Point slope form is a way of representing the equation of a line passing through a point. We can use it if we know any point along a line and the line's slope. Point slope form is given as:

y - y₁ = m(x - x₁)

Where (x₁, y₁) is a point along the line, and m is the slope of the line.

Point Slope to Slope Intercept Form

We can convert point slope form to slope intercept form with some simple algebraic manipulation. Here's the how to do it:

1. Use the distributive property to multiply m through the quantity of (x - x₁). We now have y - y₁ = mx - mx₁.
2. Add y₁ to both sides of the equation. We now have y = mx - mx₁ + y₁.
3. Plugging in the coordinates x₁ and y₁ and simplifying/combining terms gives us slope intercept form y = mx + b.

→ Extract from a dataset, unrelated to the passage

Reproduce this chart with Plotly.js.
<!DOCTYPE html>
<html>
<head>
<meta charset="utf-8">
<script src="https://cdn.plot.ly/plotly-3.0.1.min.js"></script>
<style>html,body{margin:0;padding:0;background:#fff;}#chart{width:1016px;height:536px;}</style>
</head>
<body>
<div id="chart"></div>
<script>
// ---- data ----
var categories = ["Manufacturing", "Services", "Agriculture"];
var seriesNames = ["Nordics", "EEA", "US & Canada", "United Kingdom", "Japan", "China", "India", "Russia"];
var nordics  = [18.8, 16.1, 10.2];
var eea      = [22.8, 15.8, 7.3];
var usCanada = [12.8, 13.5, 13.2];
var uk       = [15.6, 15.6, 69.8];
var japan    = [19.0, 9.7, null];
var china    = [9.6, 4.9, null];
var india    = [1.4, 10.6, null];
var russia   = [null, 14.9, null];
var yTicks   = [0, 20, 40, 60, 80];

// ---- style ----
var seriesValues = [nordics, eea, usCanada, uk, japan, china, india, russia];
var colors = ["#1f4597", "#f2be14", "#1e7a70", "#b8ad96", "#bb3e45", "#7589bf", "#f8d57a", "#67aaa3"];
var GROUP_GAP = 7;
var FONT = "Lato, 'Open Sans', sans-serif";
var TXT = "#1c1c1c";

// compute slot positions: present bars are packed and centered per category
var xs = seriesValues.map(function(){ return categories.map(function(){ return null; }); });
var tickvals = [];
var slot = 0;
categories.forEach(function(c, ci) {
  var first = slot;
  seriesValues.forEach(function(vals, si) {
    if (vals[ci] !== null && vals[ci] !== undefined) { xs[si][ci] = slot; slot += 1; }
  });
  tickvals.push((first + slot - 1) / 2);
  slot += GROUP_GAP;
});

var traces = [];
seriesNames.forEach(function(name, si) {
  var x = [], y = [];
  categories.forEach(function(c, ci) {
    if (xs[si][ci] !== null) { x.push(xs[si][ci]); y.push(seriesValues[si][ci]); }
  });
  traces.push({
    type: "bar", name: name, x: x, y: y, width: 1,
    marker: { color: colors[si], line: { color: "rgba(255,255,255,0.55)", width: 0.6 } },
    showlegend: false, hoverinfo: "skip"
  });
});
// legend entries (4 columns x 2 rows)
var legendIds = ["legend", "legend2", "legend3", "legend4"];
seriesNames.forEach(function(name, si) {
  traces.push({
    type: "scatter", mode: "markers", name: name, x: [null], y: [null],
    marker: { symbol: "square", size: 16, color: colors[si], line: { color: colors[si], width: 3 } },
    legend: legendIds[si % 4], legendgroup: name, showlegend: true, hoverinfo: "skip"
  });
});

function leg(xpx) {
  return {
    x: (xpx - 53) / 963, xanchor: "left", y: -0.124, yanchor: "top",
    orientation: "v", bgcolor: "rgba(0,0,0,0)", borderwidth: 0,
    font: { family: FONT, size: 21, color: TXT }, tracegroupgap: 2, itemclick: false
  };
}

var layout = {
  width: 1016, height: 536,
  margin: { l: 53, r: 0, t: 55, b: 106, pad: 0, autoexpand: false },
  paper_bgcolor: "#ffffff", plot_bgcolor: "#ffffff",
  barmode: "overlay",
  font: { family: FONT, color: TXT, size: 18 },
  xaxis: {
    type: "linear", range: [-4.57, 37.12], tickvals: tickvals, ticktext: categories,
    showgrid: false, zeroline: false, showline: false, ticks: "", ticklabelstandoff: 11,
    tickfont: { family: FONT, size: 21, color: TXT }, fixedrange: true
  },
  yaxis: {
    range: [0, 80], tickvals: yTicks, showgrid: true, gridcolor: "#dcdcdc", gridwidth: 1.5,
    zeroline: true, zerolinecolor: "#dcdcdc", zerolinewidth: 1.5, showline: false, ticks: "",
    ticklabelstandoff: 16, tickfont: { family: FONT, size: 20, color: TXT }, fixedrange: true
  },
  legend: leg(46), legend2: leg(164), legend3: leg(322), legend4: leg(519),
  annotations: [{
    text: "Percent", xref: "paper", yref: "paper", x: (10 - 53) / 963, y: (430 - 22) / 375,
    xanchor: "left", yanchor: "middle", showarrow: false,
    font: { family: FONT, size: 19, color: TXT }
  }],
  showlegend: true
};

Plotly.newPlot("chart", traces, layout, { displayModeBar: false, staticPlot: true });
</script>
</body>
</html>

Point Slope Form Practice Problems

Let's go through a couple of examples together to practice using point slope form.

Practice Problem 1

A line passes through (1, 2) and has a slope of 5. Write the equation of the line in point slope form.

Solution:

1. We have a point and the slope, let's plug them into the formula.
   y - 2 = 5(x - 1)
2. The equation of the line is y - 2 = 5(x - 1).

Practice Problem 2

A line passes through points (2, 4) and (8, 16). Write the equation of the line in point slope form.

Solution:

1. First we must find the slope.
   m = ^{(y₂ - y₁)}⁄_{(x2 - x1)}
   m = ^{(16 - 4)}⁄_{(8 - 2)} = ¹²/₆ = 2
2. We will use the first given point with the slope we just found to get our point slope form equation.
   y - 4 = 2(x - 2)
3. The equation of the line is y - 4 = 2(x - 2).